Cole removed the water cannons from the deck and the piping that took up much of the beneath-deck space.

“It was solid piping inside,” Cole said. “You wouldn’t believe how much piping was in there. You could hardly move.”

Cole guessed he will have somewhere in the neighborhood of 4,000 to 5,000 man-hours before the Kane is converted for his purposes.

“This is going to be a several-year project,” he said. “I can only do it in my spare time. And it’s going to be a huge project. A new pilothouse and a third deck, a small pilot deck for a high line of sight to see over barges. That’s a lot of work. It needs a rear platform so that it’s indestructible on all four sides. The engine system is bulletproof. My last tug I had to do the engine and drive system, so I look at this as a smaller project.”

Once the renovations are complete, Cole said he will use it as a tug for towing, pushing barges and other heavy-duty jobs.

“I have another tug about half the size of this one. Now I can do it safer, and safer is always better. Maybe a little faster, too,” he said.

While it’s fascinating that he is converting a former New York City fireboat into a formidable tool for his business, the story of Cole’s journey to pick up the boat and sail it home to Baileys Harbor through the St. Lawrence Seaway turned into an epic journey.

“I kind of got tricked into going out there,” Cole said. “Everybody’s a salesman. This guy told me it was seaworthy and it could make the trip back to Wisconsin. I didn’t believe that 100 percent, but I thought it would be in pretty decent shape. It was just in shambles. They had put batteries in it and they did nothing. So we had to work on it for a week, me and one of my guys and three of his guys, to where we could do a decent sea trial. We did about a 60-mile sea trial and found more problems. So we had three more days at another boatyard to get it seaworthy enough to bring it back here. It was probably 10 days total just to get it ready, working on it 12 to 14 hours a day, after being told it was seaworthy. I got another price adjustment because of that, and that guy was paying for all of it because it wasn’t my boat yet. A lot of it was maintenance that I had to do anyway, so it wasn’t terrible that that happened. Ninety percent of the general maintenance that did not get done in the last four years is now done.”

But a journey that he originally thought would be nine or 10 days stretched out to 23 days.

It was late fall when he and his crewman, employee Dave Haffmen, began the trip back to Baileys Harbor.

“The trip back was a lot different than everyone led me to believe,” Cole said. “One nice thing, every marina was closed so we had room, but there were zero places to get fuel. We had enough fuel to go two-and-a-half days, so that second day, we started calling fuel companies. We learned real quick that you can’t say you need to fill a boat. We just said we had a fuel tank to fill. We had to go through 20 people before we found one that wasn’t scheduled three days out. Sometimes we had to pay an extra emergency fee, but it all worked out somehow.”
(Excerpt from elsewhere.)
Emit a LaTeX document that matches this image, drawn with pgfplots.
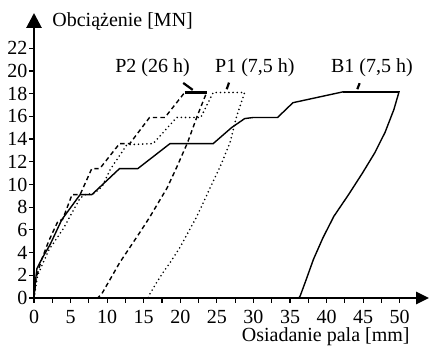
\documentclass[border=0pt]{standalone}
\usepackage{fontspec}
\setmainfont{Liberation Serif}
\usepackage{pgfplots}
\pgfplotsset{compat=1.18}
\usetikzlibrary{arrows.meta}

\begin{document}
\begin{tikzpicture}[font=\fontsize{10}{12}\selectfont]
\begin{axis}[
  scale only axis, width=197.5pt, height=142.5pt,
  xmin=0, xmax=54, ymin=0, ymax=25.1,
  axis lines=left,
  axis line style={line width=1.4pt},
  x axis line style={-{Triangle[length=6.5pt,width=6pt]}},
  y axis line style={-{Triangle[length=7.5pt,width=7.5pt]}},
  xtick={0,5,...,50}, ytick={0,2,...,22},
  minor x tick num=1,
  tick align=outside,
  major tick length=2.5pt, minor tick length=2.5pt,
  tick style={line width=0.6pt, black},
  /pgf/number format/assume math mode=true,
  yticklabel style={inner xsep=0.6pt},
  clip=false,
]
% B1 (solid)
\addplot[black, line width=0.7pt] coordinates {
(0,0) (0.2,1.5) (0.4,2.6) (1.2,3.6) (2.2,4.7) (3.8,6.9) (6.3,9.1) (7.9,9.1)
(11.7,11.4) (14.2,11.4) (18.6,13.6) (24.5,13.6) (27,15) (28.8,15.8) (30,15.9)
(33.3,15.9) (35.4,17.2) (42.2,18.15) (49.9,18.15)
(49.2,16.6) (48.0,14.6) (46.6,12.8) (44.9,11.0) (43.0,9.1) (41.0,7.2)
(39.5,5.3) (38.2,3.4) (37.2,1.6) (36.4,0.2) (36.2,0)
};
\addplot[black, line width=1.1pt] coordinates {(42.2,18.15) (49.9,18.15)};
% P2 (dashed)
\addplot[black, line width=0.7pt, dash pattern=on 2.2pt off 1.6pt] coordinates {
(0,0) (0.3,1.8) (1,3.3) (2,5) (3.3,6.8) (3.9,6.9) (5.2,9.1) (6.3,9.1)
(7.9,11.4) (9.0,11.4) (11.7,13.6) (13.1,13.6) (15.8,15.9) (17.9,15.9)
(20.6,18.1) (23.6,18.1)
(22.3,16) (21,13.7) (19.5,11.5) (18.2,9.7) (15.8,7.1) (14.5,5.8) (11.7,3.1)
(9.3,0.4) (8.7,0)
};
\addplot[black, line width=1.1pt] coordinates {(20.6,18.1) (23.6,18.1)};
% P1 (dotted)
\addplot[black, line width=0.9pt, line cap=round, dash pattern=on 0pt off 2.1pt] coordinates {
(0,0) (0.5,2) (2,4.2) (4,6.1) (6.3,8.8) (7,9.1) (8.2,9.2) (9.3,9.8)
(10.4,11.3) (12.7,13.5) (16.3,13.6) (19.5,15.9) (22.8,15.9) (24.5,18.1)
(28.8,18.1)
(27.7,16) (26.8,13.7) (25.6,11.8) (24.3,10) (22.2,7.1) (19.9,4.4) (18.7,3.2)
(17.6,2.2) (16.6,1.2) (15.8,0.3) (15.6,0)
};
% labels
\node[anchor=base] at (axis cs:16.2,19.9) {P2 (26 h)};
\node[anchor=base] at (axis cs:30.2,19.9) {P1 (7,5 h)};
\node[anchor=base] at (axis cs:46.2,19.9) {B1 (7,5 h)};
\draw[line width=1.1pt] (axis cs:20.4,18.94) -- (axis cs:21.7,18.33);
\draw[line width=1.1pt] (axis cs:26.66,18.97) -- (axis cs:26.35,18.39);
\draw[line width=1.1pt] (axis cs:44.52,18.92) -- (axis cs:44.2,18.39);
\node[anchor=base west, inner sep=0pt] at (axis cs:2.46,23.9) {Obciążenie [MN]};
\node[anchor=base east, inner sep=0pt] at (axis cs:51.4,-3.8) {Osiadanie pala [mm]};
\end{axis}
\pgfresetboundingbox
\path (current axis.south west) ++(-17pt,-25pt) rectangle ++(214.5pt,174pt);
\end{tikzpicture}
\end{document}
At Oswego, New York, on the southeastern end of Lake Ontario, they ran into 12-foot waves.

“We learned real quick what the boat could handle. It could handle the waves but we couldn’t,” he said. “After about two hours we had to pull into Fair Haven [a New York community with a safe harbor about 13 miles south of Oswego] and just wait it out for half a day. The next morning we were on our way again.”

Next stop was the Welland Canal connecting lakes Ontario and Erie and descending the Niagara Escarpment and bypassing the Niagara Falls.

“We were facing an 18-hour wait to go through the canal,” Cole said. “Then they found out we were a fireboat and they gave us commercial status and we got through in four hours instead of 18 hours. It cost 240 bucks and you need a minimum three-man crew. We only had two. We had to hire a third crewman. Luckily, we had four hours to find somebody.”

They were able to find a retired canal employee who brought his bike on board and rode it home once the Kane made it through the canal.

The voyage took 13 days. “You lose track of time,” Cole said. “I didn’t know what day it was. I was in that engine room all day long every day.”

Ultimately, Cole said it was a fun trip.

“Staying on the boat, it’s kind of like camping, I guess,” he said. “I don’t know why people like camping, but it was fun because it was a challenge.”


Fireboat Named for Fallen Firefighter

The Kevin C. Kane was commissioned in September 1993 as a New York City fireboat and was named for a 30-year-old probationary firefighter who died as the result of injuries suffered while searching for squatters in a vacant building that was on fire in September 1991. A burning ceiling collapsed on him and he received life-threatening burns. As a ladder was being raised to his location, Kane jumped from a window. He died the next day. Kane had only been on the job for 10 months.

A 23-year-old squatter was ultimately charged with arson. Kevin Kane was also the son of a retired assistant fire chief.

During its 20 years of service, the Kane responded to many fires throughout New York City and played an important role in the response to the January 2009 “Miracle on the Hudson” when U.S. Airways Flight 1549 had to be ditched in the Hudson River.

The Kane was replaced by a larger vessel capable of traveling at 45 knots, dubbed Bravest.